Clarkson: "Hello, and welcome! Now, with Copenhagen still ringing in the ears of the eco-mentalist public, sending in all sorts of complaints to the BBC, our producers have decided on a compromise for this series.
As you know, we've had the Lacetti for a long time. The stars have broken its gearbox so many times that it's earned disability pay for the rest of its lifetime. So the Lacetti has to go. But now the producers have told us: the Lacetti's replacement must be . . . carbon friendly."
May: "Which, actually, suits us just fine. Because the point of the reasonably priced car is that it should never be a powerhouse, it shouldn't have bling, it should never have anything to suggest the spectacular. That way, when you see a car make the tire wall vibrate, you know it's because of the driver, not the car."

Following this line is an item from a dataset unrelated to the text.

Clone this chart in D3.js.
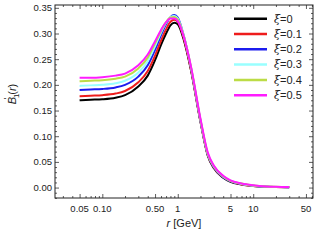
<!DOCTYPE html>
<html>
<head>
<meta charset="utf-8">
<script src="https://cdn.jsdelivr.net/npm/d3@7"></script>
<style>
  body { margin: 0; background: #fff; }
  text { font-family: "Liberation Sans", Arial, sans-serif; }
</style>
</head>
<body>
<div id="chart"></div>
<script>
// r grid (GeV) shared by all series
var rValues = [0.05, 0.07, 0.1, 0.15, 0.2, 0.3, 0.4, 0.5, 0.6, 0.7, 0.8, 0.9, 1.0, 1.2, 1.5, 2, 2.5, 3, 4, 5, 7, 10, 15, 20, 30];

var xi0  = [0.170, 0.171, 0.172, 0.175, 0.180, 0.197, 0.218, 0.248, 0.278, 0.300, 0.316, 0.321, 0.318, 0.288, 0.228, 0.128, 0.062, 0.038, 0.019, 0.011, 0.006, 0.003, 0.0015, 0.001, 0.0005];
var xi01 = [0.178, 0.179, 0.180, 0.183, 0.188, 0.205, 0.227, 0.257, 0.286, 0.308, 0.323, 0.327, 0.323, 0.291, 0.229, 0.129, 0.063, 0.039, 0.020, 0.012, 0.006, 0.003, 0.0016, 0.001, 0.0006];
var xi02 = [0.190, 0.191, 0.192, 0.195, 0.200, 0.216, 0.238, 0.268, 0.297, 0.318, 0.332, 0.336, 0.331, 0.296, 0.232, 0.130, 0.064, 0.040, 0.020, 0.012, 0.007, 0.0035, 0.0018, 0.0012, 0.0007];
var xi03 = [0.198, 0.199, 0.200, 0.203, 0.208, 0.224, 0.246, 0.275, 0.302, 0.321, 0.332, 0.334, 0.329, 0.296, 0.233, 0.131, 0.065, 0.041, 0.021, 0.013, 0.007, 0.0035, 0.0019, 0.0013, 0.0008];
var xi04 = [0.207, 0.208, 0.209, 0.212, 0.216, 0.232, 0.253, 0.281, 0.305, 0.322, 0.331, 0.332, 0.327, 0.295, 0.234, 0.132, 0.066, 0.042, 0.022, 0.013, 0.008, 0.004, 0.002, 0.0014, 0.0009];
var xi05 = [0.214, 0.214, 0.215, 0.218, 0.222, 0.238, 0.259, 0.285, 0.307, 0.322, 0.329, 0.329, 0.324, 0.294, 0.235, 0.134, 0.068, 0.043, 0.023, 0.014, 0.008, 0.0045, 0.0022, 0.0015, 0.001];

var seriesNames = ["0", "0.1", "0.2", "0.3", "0.4", "0.5"];
var seriesValues = [xi0, xi01, xi02, xi03, xi04, xi05];
var colors = ["#000000", "#ee1c1c", "#1c1cee", "#99ffff", "#bcdc46", "#ff1cff"];

var xTickValues = [0.05, 0.1, 0.5, 1, 5, 10, 50];
var xTickLabels = ["0.05", "0.10", "0.50", "1", "5", "10", "50"];
var yTickValues = [0, 0.05, 0.1, 0.15, 0.2, 0.25, 0.3, 0.35];

var svgWidth = 318, svgHeight = 241;
var margin = { top: 5, right: 5, bottom: 43, left: 55 };
var width = svgWidth - margin.left - margin.right;
var height = svgHeight - margin.top - margin.bottom;

var svg = d3.select("#chart").append("svg")
  .attr("width", svgWidth)
  .attr("height", svgHeight);

var chartGroup = svg.append("g")
  .attr("transform", `translate(${margin.left}, ${margin.top})`);

var x = d3.scaleLog().domain([0.0236, 62]).range([0, width]);
var y = d3.scaleLinear().domain([-0.0203, 0.3555]).range([height, 0]);

// minor ticks
var xMinor = [];
[0.01, 0.1, 1, 10].forEach(function (d) {
  for (var k = 1; k <= 9; k++) {
    var v = d * k;
    if (v > 0.0236 && v < 62 && xTickValues.indexOf(+v.toPrecision(3)) < 0) xMinor.push(v);
  }
});
var yMinor = d3.range(-0.02, 0.355, 0.01).filter(function (v) {
  return Math.abs(Math.round(v * 100) % 5) !== 0;
});

function tickAxis(axis, values, size) {
  return axis.tickValues(values).tickSize(size).tickFormat("");
}

// bottom / top
chartGroup.append("g").attr("transform", `translate(0, ${height})`)
  .call(tickAxis(d3.axisTop(x), xMinor, 2));
chartGroup.append("g").attr("transform", `translate(0, ${height})`)
  .call(d3.axisTop(x).tickValues(xTickValues).tickSize(4).tickFormat(""));
chartGroup.append("g").call(tickAxis(d3.axisBottom(x), xMinor, 2));
chartGroup.append("g").call(tickAxis(d3.axisBottom(x), xTickValues, 4));
// left / right
chartGroup.append("g").call(tickAxis(d3.axisRight(y), yMinor, 2));
chartGroup.append("g").call(tickAxis(d3.axisRight(y), yTickValues, 4));
chartGroup.append("g").attr("transform", `translate(${width}, 0)`)
  .call(tickAxis(d3.axisLeft(y), yMinor, 2));
chartGroup.append("g").attr("transform", `translate(${width}, 0)`)
  .call(tickAxis(d3.axisLeft(y), yTickValues, 4));

chartGroup.selectAll(".domain").remove();
chartGroup.selectAll(".tick line").attr("stroke", "#333").attr("stroke-width", 0.8);

// frame
chartGroup.append("rect")
  .attr("width", width).attr("height", height)
  .attr("fill", "none").attr("stroke", "#222").attr("stroke-width", 1);

// tick labels
chartGroup.selectAll("text.xlab")
  .data(xTickValues)
  .enter().append("text")
  .attr("class", "xlab")
  .attr("x", d => x(d))
  .attr("y", height + 14)
  .attr("text-anchor", "middle")
  .attr("font-size", "9.5px")
  .attr("fill", "#222")
  .text((d, i) => xTickLabels[i]);

chartGroup.selectAll("text.ylab")
  .data(yTickValues)
  .enter().append("text")
  .attr("class", "ylab")
  .attr("x", -3)
  .attr("y", d => y(d))
  .attr("dy", "0.35em")
  .attr("text-anchor", "end")
  .attr("font-size", "9.5px")
  .attr("fill", "#222")
  .text(d => d.toFixed(2));

// curves
var line = d3.line()
  .x((d, i) => x(rValues[i]))
  .y(d => y(d))
  .curve(d3.curveMonotoneX);

chartGroup.selectAll("path.curve")
  .data(seriesValues)
  .enter().append("path")
  .attr("class", "curve")
  .attr("d", d => line(d))
  .attr("fill", "none")
  .attr("stroke", (d, i) => colors[i])
  .attr("stroke-width", 2);

// legend
var legend = svg.append("g");
seriesNames.forEach(function (name, i) {
  var ly = 18.7 + i * 15.3;
  legend.append("line")
    .attr("x1", 234).attr("x2", 267)
    .attr("y1", ly).attr("y2", ly)
    .attr("stroke", colors[i]).attr("stroke-width", 2.5);
  var t = legend.append("text")
    .attr("x", 274).attr("y", ly).attr("dy", "0.35em")
    .attr("font-size", "11px").attr("fill", "#222");
  t.append("tspan").attr("font-style", "italic").attr("font-family", "DejaVu Serif").text("ξ");
  t.append("tspan").text("=" + name);
});

// axis labels
var yl = svg.append("text")
  .attr("transform", "translate(16, 94) rotate(-90)")
  .attr("text-anchor", "middle")
  .attr("font-size", "11px")
  .attr("fill", "#222");
yl.append("tspan").attr("font-style", "italic").text("B");
yl.append("tspan").attr("font-size", "8px").attr("dy", "3").attr("dx", "-1").text("1");
yl.append("tspan").attr("font-size", "9px").attr("dy", "-9").attr("dx", "-6").text("'");
yl.append("tspan").attr("dy", "6").attr("dx", "3").text("(");
yl.append("tspan").attr("font-style", "italic").text("r");
yl.append("tspan").text(")");

var xl = svg.append("text")
  .attr("x", 184).attr("y", 227)
  .attr("text-anchor", "middle")
  .attr("font-size", "11px")
  .attr("fill", "#222");
xl.append("tspan").attr("font-style", "italic").text("r");
xl.append("tspan").text(" [GeV]");
</script>
</body>
</html>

Hammond: "Yeah, and apart from the battery-powered Tesla, which the producers say we can't afford, BBC budget cuts and all, we've never seen a low-carbon-emitting car have any sort of track performance whatsoever."
May: "Except for your radio-controlled G-Whiz."
Hammond: "Which we blew up."
Clarkson: "Yes, so that's out, and the G-Wiz is only suited for people we hate anyway, like Alastair Darling. So, we thought we might try for a Volkswagen Polo BluMotion to replace our Lacetti, but Volkswagen said no because they thought we made their Scirocco diesel look bad. I suggested a BMW diesel, but then the producers insisted that the car had to be . . . (shudder) a hybrid.
Now we've always mocked the Toyota Prius for its lack of performance, for its ability to pollute the environment by its sheer existence, but in many ways it's the perfect candidate for our Lacetti replacement. Which is why . . . it isn't."
Hammond: "No, ladies and gentlement, here it is: the Honda Insight SE. 1.3 litre engine, 87 horsepower, Nought to sixty in 12 seconds and top speed is 113 miles an hour, which is actually slower than the Lacetti. But, it's 101 carbons and 64 miles to the gallon."